Honestly, Hubble is old, very old. It was based on a spy satellite that the US developed in the 70s, we built 5 of them. There were essentially 5 hubbles looking down at the earth and only 1 looking up.

But those spy satellites were retired years ago, they're 4 generations old now. Since then, we've gradually launched 14 other spy sats to replace them.

All that is to say, why are we still content with our 1 ancient Hubble telescope? Clearly there is a budget for more. If the military can point 19 satellites down at the earth, surely we should be able to point 5 upward, right?

Yeah, the Hubble is struggling up there in LEO, but this isn't a hubble problem, it's a US prioritization problem.

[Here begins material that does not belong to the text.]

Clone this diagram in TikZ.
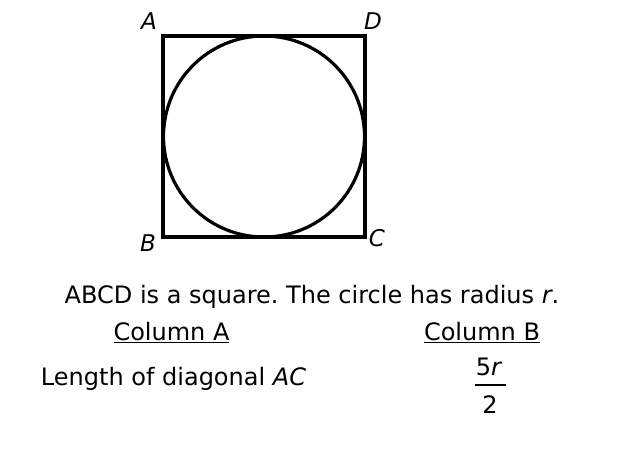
\documentclass[tikz,border=0pt]{standalone}
\usepackage{fontspec}
\setmainfont{DejaVu Sans}
\frenchspacing
\tikzset{
  lbl/.style={font=\fontsize{23}{27}\selectfont\itshape, inner sep=0pt},
  txt/.style={font=\fontsize{24}{28}\selectfont, inner sep=0pt, anchor=base},
  fig/.style={line width=3.2pt}
}
\begin{document}
\begin{tikzpicture}[x=1pt,y=-1pt]
\useasboundingbox (0,0) rectangle (620,464);
\coordinate (A) at (163,36);
\coordinate (B) at (163,237);
\coordinate (C) at (365,237);
\coordinate (D) at (365,36);
\coordinate (O) at (264,136.5);
\draw[fig] (A) -- (B) -- (C) -- (D) -- cycle;
\draw[fig] (O) circle[radius=100.5];
\node[lbl] (la) at (149,21) {A};
\node[lbl] (ld) at (373,21) {D};
\node[lbl] (lb) at (148,243) {B};
\node[lbl] (lc) at (377,238) {C};
\node[txt] (t1) at (312,303) {ABCD is a square. The circle has radius \textit{r}.};
\node[txt] (ca) at (171.5,340) {\underline{Column A}};
\node[txt] (cb) at (482,340) {\underline{Column B}};
\node[txt] (la2) at (173.5,385) {Length of diagonal \textit{AC}};
\node[txt] (num) at (489,375) {5\textit{r}};
\node[txt] (den) at (490,413) {2};
\coordinate (f1) at (475,385);
\coordinate (f2) at (506,385);
\draw[line width=1.8pt] (f1) -- (f2);
\end{tikzpicture}
\end{document}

You get what you pay for, and apparently we're only willing to pay for war.

[–] bagelberger@lemmy.world 13 points 1 day ago (5 children)
[–] Cocodapuf@lemmy.world 5 points 1 day ago* (last edited 1 day ago) (1 children)

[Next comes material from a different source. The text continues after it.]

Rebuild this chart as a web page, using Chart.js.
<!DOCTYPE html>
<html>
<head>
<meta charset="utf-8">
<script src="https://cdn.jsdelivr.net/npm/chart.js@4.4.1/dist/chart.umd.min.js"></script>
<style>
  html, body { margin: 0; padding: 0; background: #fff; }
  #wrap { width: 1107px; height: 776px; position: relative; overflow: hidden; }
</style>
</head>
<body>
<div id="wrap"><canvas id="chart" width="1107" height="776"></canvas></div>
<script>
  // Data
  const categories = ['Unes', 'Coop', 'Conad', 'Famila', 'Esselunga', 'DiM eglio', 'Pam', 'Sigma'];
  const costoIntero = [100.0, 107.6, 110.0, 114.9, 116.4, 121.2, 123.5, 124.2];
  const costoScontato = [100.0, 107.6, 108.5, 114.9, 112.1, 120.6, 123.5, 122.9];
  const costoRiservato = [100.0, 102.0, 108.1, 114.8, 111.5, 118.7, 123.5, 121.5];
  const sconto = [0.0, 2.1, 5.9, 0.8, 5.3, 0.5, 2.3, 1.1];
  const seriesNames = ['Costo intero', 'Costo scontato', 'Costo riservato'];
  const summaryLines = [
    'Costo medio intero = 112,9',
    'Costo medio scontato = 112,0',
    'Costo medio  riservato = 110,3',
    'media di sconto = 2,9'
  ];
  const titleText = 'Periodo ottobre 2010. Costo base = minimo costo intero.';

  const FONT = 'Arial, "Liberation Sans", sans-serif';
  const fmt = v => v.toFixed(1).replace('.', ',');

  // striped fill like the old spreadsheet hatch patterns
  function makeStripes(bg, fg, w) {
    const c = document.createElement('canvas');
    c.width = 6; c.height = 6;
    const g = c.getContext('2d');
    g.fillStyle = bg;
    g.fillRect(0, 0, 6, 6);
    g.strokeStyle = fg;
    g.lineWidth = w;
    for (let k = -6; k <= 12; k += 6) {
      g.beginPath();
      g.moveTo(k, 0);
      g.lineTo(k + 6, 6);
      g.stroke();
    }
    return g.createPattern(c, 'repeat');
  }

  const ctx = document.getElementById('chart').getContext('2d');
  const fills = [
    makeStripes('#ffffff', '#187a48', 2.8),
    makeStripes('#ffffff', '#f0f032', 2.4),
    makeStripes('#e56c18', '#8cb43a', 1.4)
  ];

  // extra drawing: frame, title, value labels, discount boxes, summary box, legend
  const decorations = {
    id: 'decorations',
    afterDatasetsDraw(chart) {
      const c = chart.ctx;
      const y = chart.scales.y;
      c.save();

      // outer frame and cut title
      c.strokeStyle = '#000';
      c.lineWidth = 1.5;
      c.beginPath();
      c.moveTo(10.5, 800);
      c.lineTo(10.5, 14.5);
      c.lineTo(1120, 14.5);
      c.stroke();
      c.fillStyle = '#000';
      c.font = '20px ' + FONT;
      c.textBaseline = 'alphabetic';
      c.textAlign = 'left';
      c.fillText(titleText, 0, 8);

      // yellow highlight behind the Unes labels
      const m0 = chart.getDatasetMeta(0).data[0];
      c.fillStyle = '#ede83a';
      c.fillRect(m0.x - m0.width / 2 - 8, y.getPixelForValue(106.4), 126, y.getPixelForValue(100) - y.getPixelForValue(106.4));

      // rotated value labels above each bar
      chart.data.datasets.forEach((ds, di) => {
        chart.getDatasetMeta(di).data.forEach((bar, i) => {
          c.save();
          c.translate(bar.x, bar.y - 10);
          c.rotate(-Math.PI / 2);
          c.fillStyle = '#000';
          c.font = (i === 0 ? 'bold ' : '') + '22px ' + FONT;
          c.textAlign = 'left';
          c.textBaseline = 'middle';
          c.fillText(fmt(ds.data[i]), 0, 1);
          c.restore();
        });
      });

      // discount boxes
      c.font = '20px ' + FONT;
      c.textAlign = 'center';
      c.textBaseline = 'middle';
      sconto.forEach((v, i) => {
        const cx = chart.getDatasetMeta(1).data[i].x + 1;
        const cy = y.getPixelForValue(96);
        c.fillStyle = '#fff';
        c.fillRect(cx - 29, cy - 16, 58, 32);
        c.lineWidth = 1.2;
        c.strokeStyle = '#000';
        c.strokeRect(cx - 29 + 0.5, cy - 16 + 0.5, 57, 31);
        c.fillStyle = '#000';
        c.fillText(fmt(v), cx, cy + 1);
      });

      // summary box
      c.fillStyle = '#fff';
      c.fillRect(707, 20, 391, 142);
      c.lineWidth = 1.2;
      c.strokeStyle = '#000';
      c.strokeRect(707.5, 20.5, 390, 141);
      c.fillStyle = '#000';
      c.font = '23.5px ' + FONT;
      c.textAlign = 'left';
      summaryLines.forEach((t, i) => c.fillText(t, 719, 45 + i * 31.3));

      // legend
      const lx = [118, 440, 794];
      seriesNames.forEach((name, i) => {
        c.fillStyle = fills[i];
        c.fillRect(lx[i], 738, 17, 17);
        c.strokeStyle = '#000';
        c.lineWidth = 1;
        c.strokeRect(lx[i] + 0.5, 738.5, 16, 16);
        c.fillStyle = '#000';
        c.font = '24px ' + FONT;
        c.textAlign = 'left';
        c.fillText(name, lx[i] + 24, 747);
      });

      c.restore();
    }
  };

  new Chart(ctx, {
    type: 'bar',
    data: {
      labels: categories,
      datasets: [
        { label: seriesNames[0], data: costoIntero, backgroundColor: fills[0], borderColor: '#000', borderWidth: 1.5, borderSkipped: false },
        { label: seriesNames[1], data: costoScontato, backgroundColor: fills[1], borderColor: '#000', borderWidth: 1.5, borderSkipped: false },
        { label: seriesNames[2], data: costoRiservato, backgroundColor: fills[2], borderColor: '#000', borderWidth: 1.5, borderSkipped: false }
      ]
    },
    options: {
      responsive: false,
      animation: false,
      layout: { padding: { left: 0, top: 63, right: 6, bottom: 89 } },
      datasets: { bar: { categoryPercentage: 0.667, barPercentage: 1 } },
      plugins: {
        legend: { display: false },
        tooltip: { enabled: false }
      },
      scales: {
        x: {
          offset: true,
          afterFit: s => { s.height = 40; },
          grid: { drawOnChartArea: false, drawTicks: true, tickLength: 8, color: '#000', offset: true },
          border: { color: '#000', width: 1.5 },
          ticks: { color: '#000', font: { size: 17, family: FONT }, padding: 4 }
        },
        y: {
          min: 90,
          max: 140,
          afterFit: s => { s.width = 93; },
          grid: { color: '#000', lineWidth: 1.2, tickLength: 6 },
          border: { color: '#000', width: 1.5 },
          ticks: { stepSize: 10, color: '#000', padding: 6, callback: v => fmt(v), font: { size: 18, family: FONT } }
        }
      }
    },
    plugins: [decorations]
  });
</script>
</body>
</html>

Oh absolutely! But why not more?

Why are scientists around the globe competing for small chunks of time on the jwst when we could have several more telescopes like it? Or perhaps even a few slightly less advanced telescopes. I know designing it was a huge challenge, but even with the design complete, just constructing it presented a number of serious challenges. Given that the jwst was such a complex project, I wonder if a series of telescopes with optics and instruments still significantly more modern than Hubble would still be useful to astronomers as well as much easier to produce than the jwst.

[–] filcuk@lemmy.zip 2 points 1 day ago (1 children)

Because learning about the universe is unlikely to have any short-term gains for people making budget decisions on this scale

[–] Cocodapuf@lemmy.world 2 points 1 day ago

I think that's probably right. But personally, I want more and I think it's worth caring about, worth encouraging people to think about.